When Campbell’s vegetarian vegetable soup went kosher, I was there. It didn’t really matter that kosher canned soup has been around for years, I wanted the Campbell’s. As I opened the can, I realized how pathetic a canned soup could be. This was dinner for ONE; that ONE eats alone on a TV tray while mindlessly dribbling alphabet noodles down ONE’S solitary, slightly quivering chin.
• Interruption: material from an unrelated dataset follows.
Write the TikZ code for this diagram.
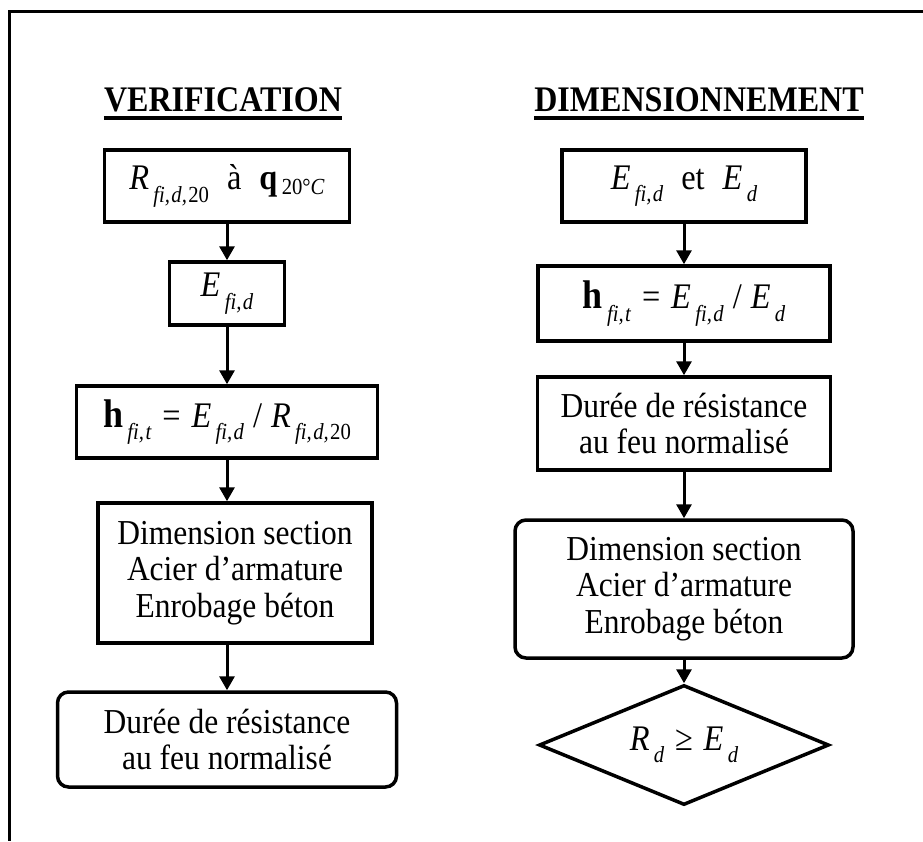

Give me my Mom’s pot of soup any day of the week. It always came with brothers, parents, a table and proper chairs. Yet regardless of my revelation, I still wanted Campbell’s tomato soup. It just looked so clean, so “shall-we-say” American, and then I got what I was after. On the Cooks Illustrated website a month ago, there was a video for tomato soup – and my only thought was “Could this be it? Could this be the soup I spent my childhood dreaming about?” Well, as far I could judge from looks alone, having never tasted it, I’m guessing that my ‘Campbell’s Kosher, not-out-of-a-can Tomato Soup probably surpassed the real thing.

Score one for kosher!


Campbell’s Kosher "Not-Out-Of-A-Can" Tomato Soup
(Adapted from Cooks Illustrated recipe)


3 tablespoons olive oil
1 large onion, finely chopped (about one cup)
4 cloves garlic, minced
1 bay leaf
2 x 28-ounce cans (800g) whole peeled tomatoes in juice
1 tablespoon brown sugar
4 slices good bread, crust removed, torn into small pieces
2 cups parev chicken broth, hot
2 tablespoons brandy
Salt to taste
Loads of freshly ground pepper


In a large soup pot, heat oil, add the onions and sauté over medium heat until the onions are very soft and starting to colour.
Cooks Note: Do not, under any circumstances, skip this step. A lot of sweetness comes from the sautéed onions, and if you jump the gun and add the tomatoes too soon, the acid in the tomatoes will stop the onions from cooking, and then you get pieces of crunchy semi-raw (or is it semi-cooked) onions in your soup.
On that note, once the onions are fully soft, add the garlic, and stir for about thirty seconds until you can smell the garlicky goodness.
Add the bay leaf, and the tomatoes plus their juices. Using a potato masher, break up the tomatoes.
Now stir in the brown sugar and bread.
Allow soup to simmer until the bread starts to break down, about five minutes.
To get smooth soup, remove the bay leaf and blend the soup in batches.
Return blended soup to pot and start adding the chicken broth and stirring until you get the consistency you are after. The two full cups of broth will give you a thinner version.
Once you reach desired consistency, add the brandy, adjust the seasoning to taste (did I mention that loads of pepper is so good right here) and bring soup to a boil.
Simmer for two minutes.

Now you are ready to star in your very own Campbell’s ad.

1 comment:

Anonymous said...

hey! nice blog. you are so right about living vicarously -- while on our honeymoon in the caribbean, our access to the beach from our room was through one of the hotel's seaside restaurants. it killed me to walk past those diners eating their michelin 3-star meals knowing that my frozen-then-reheated-to-within-an-inch-of-it's-life dinner awaited me in an aluminum tin tv-dinner style. honestly, the experience and resentment i felt put me off travel (ok, as did lack of funds) for a while. one of the reasons i love traveling here.